Officers stretched to breaking point

South-East Metropolitan district Acting Superintendent Paul Dallimore, OIC of Response team North Senior Sergeant Peter Woollons. Picture: Elle Borgward www.communitypix.com.au d423297
South-East Metropolitan district Acting Superintendent Paul Dallimore, OIC of Response team North Senior Sergeant Peter Woollons. Picture: Elle Borgward www.communitypix.com.au d423297

A union survey conducted after a six-month trial of the new model in the South East Metropolitan region was completed by 53 per cent of officers, and found an adverse impact on officers working within response teams.

It also found there was a lack of flexibility in rostering for officers to attend to family commitments and for those that did not work full-time.

WA Police Union president George Tilbury said 56 per cent of those within the response teams answered ‘no’ when asked if rosters were sufficiently flexible to meet work-life demands.

Police officers in the district were split into teams in November, including response teams providing 24/7 coverage and local policing teams based at suburban stations, similar to the model that will be rolled out in the South Metropolitan district in September.

‘We heard a number of anecdotal accounts during the trial from members and this survey confirms our suspicions that not everything is as rosy with the new model,’ Mr Tilbury said.
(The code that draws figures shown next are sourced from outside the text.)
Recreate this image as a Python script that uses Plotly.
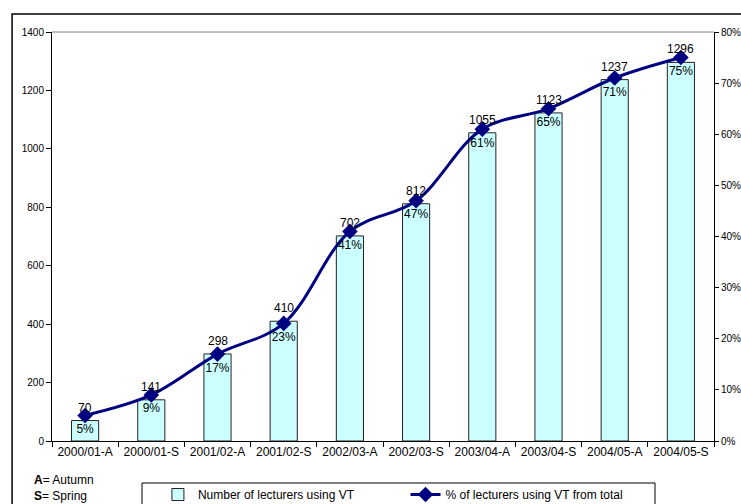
import plotly.graph_objects as go

categories = ["2000/01-A", "2000/01-S", "2001/02-A", "2001/02-S", "2002/03-A",
              "2002/03-S", "2003/04-A", "2003/04-S", "2004/05-A", "2004/05-S"]
lecturers = [70, 141, 298, 410, 702, 812, 1055, 1123, 1237, 1296]
pct = [0.05, 0.09, 0.17, 0.23, 0.41, 0.47, 0.61, 0.65, 0.71, 0.75]

FONT = "Liberation Sans, Arial, sans-serif"

fig = go.Figure()
fig.add_trace(go.Bar(
    x=categories, y=lecturers, name="Number of lecturers using VT",
    marker=dict(color="#CCFFFF", line=dict(color="#222222", width=1)),
    width=0.41, legend="legend",
))
fig.add_trace(go.Scatter(
    x=categories, y=pct, name="% of lecturers using VT from total", yaxis="y2",
    mode="lines+markers+text", line=dict(color="#000080", width=3, shape="spline", smoothing=1.0),
    marker=dict(symbol="diamond", size=12, color="#000080"),
    text=[f"{round(p*100)}%" for p in pct], textposition="bottom center",
    textfont=dict(family=FONT, size=12, color="#000000"), cliponaxis=False,
    legend="legend2",
))

bar_labels = [dict(x=c, y=v, xref="x", yref="y", text=str(v), showarrow=False,
                   yanchor="bottom", yshift=4, font=dict(size=12, color="#000000"))
              for c, v in zip(categories, lecturers)]

leg_common = dict(orientation="h", xanchor="left", yanchor="top", borderwidth=0,
                  font=dict(size=12), bgcolor="rgba(0,0,0,0)")

fig.update_layout(
    width=741, height=504,
    margin=dict(l=52, r=27, t=32, b=63, autoexpand=False),
    paper_bgcolor="white", plot_bgcolor="white",
    font=dict(family=FONT, size=10, color="#000000"),
    showlegend=True,
    xaxis=dict(range=[-0.5, 9.5], showline=True, linecolor="#000000", linewidth=1,
               ticks="outside", ticklen=5, tickcolor="#000000", tickson="boundaries",
               tickangle=0, tickfont=dict(size=12), showgrid=False, automargin=False),
    yaxis=dict(range=[0, 1400], dtick=200, showline=True, linecolor="#000000",
               linewidth=1, ticks="outside", ticklen=5, tickcolor="#000000",
               showgrid=False, zeroline=False, tickfont=dict(size=10), automargin=False),
    yaxis2=dict(range=[0, 0.8], dtick=0.1, tickformat=".0%", overlaying="y", side="right",
                showline=True, linecolor="#000000", linewidth=1, ticks="outside",
                ticklen=4, tickcolor="#000000", showgrid=False, zeroline=False,
                tickfont=dict(size=10), automargin=False),
    legend=dict(x=0.160, y=-0.0954, **leg_common),
    legend2=dict(x=0.534, y=-0.0954, **leg_common),
    shapes=[
        dict(type="line", xref="paper", yref="paper", x0=0, x1=1, y0=1, y1=1,
             line=dict(color="#808080", width=1)),
        dict(type="rect", xref="paper", yref="paper", x0=-0.0603, x1=1.05,
             y0=-0.17, y1=1.044, line=dict(color="#000000", width=1.5)),
        dict(type="rect", xref="paper", yref="paper", x0=(142 - 52) / 662, x1=(655 - 52) / 662,
             y0=-0.2, y1=(441 - 483) / 409, line=dict(color="#000000", width=1)),
    ],
    annotations=bar_labels + [
        dict(xref="paper", yref="paper", x=-0.03, y=-0.095, xanchor="left", yanchor="middle",
             text="<b>A</b>= Autumn", showarrow=False, font=dict(size=12)),
        dict(xref="paper", yref="paper", x=-0.03, y=-0.135, xanchor="left", yanchor="middle",
             text="<b>S</b>= Spring", showarrow=False, font=dict(size=12)),
    ],
)

fig.write_html("out.html", config={"displayModeBar": False},
               post_script="document.body.style.margin='0px';document.body.style.overflow='hidden';")
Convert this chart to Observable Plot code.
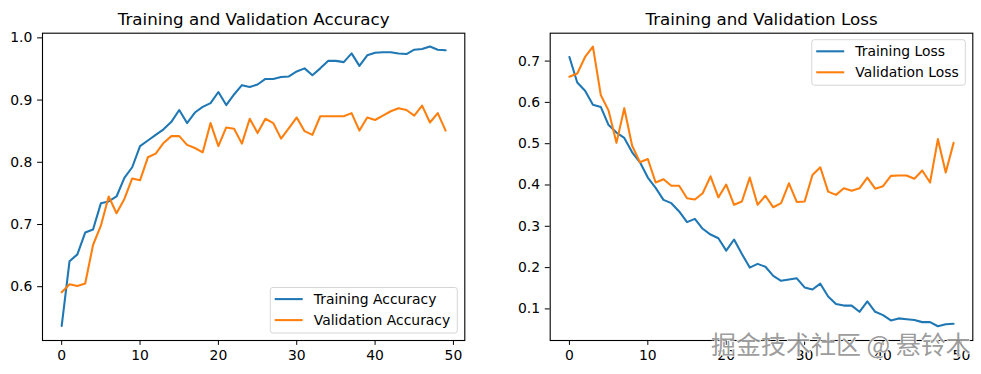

Mr Tilbury said he feared if overworking continued, they would see an increase in fatigue and stress-related illnesses.

‘These police officers are the first responders and have the most interaction with the community in emergency situations,’ he said. ‘They are overworked and more resources are required to ensure high-level service is provided to the community.

‘The union wants changes to the model to ensure that fatigue issues are kept to a minimum. We believe there needs to be changes to the roster and that Response Teams need to be better resourced.’

The union review said more than 72 per cent of respondents could not take their entitled meal period and more than 85 per cent of respondents were interrupted when taking a meal period.

Public’s needs are top priority

IN response to the WA Police Union survey, the Gazette sat down with South-East Metropolitan district Acting Superintendent Paul Dallimore and OIC of Response team North Senior Sergeant Peter Woollons.

‘Officers meals being disrupted or disturbed or being unable to take them has been a facet of policing for a long time,’ Acting Superintendent Dallimore said.

In response to rostering issues resulting in fatigue and insufficient work/life balance, Snr Sgt Woollons said the model for the response teams was made so they would be able to meet the demand of the public.

‘If you look at when we are required to be on the road, the response teams are rostered to be on the road so we can meet the community’s needs,’ he said.

‘Unfortunately that covers weekend and things like that.

‘Do officers want more weekends off? Yes, but they joined an occupation much like nursing, fire fighting, where we have to meet the demands of the public.’

Acting Superintendent Dallimore said the roster was a fixed six-panel roster and the cycle had been produced to meet operational demand.

‘As part of being a fixed six-panel roster it enables individuals to plan ahead on a six-weekly basis. You know what is happening before, so you can plan ahead,’ he said.

He did say there was scope within the roster industrially to make minor changes, provided they still met demand.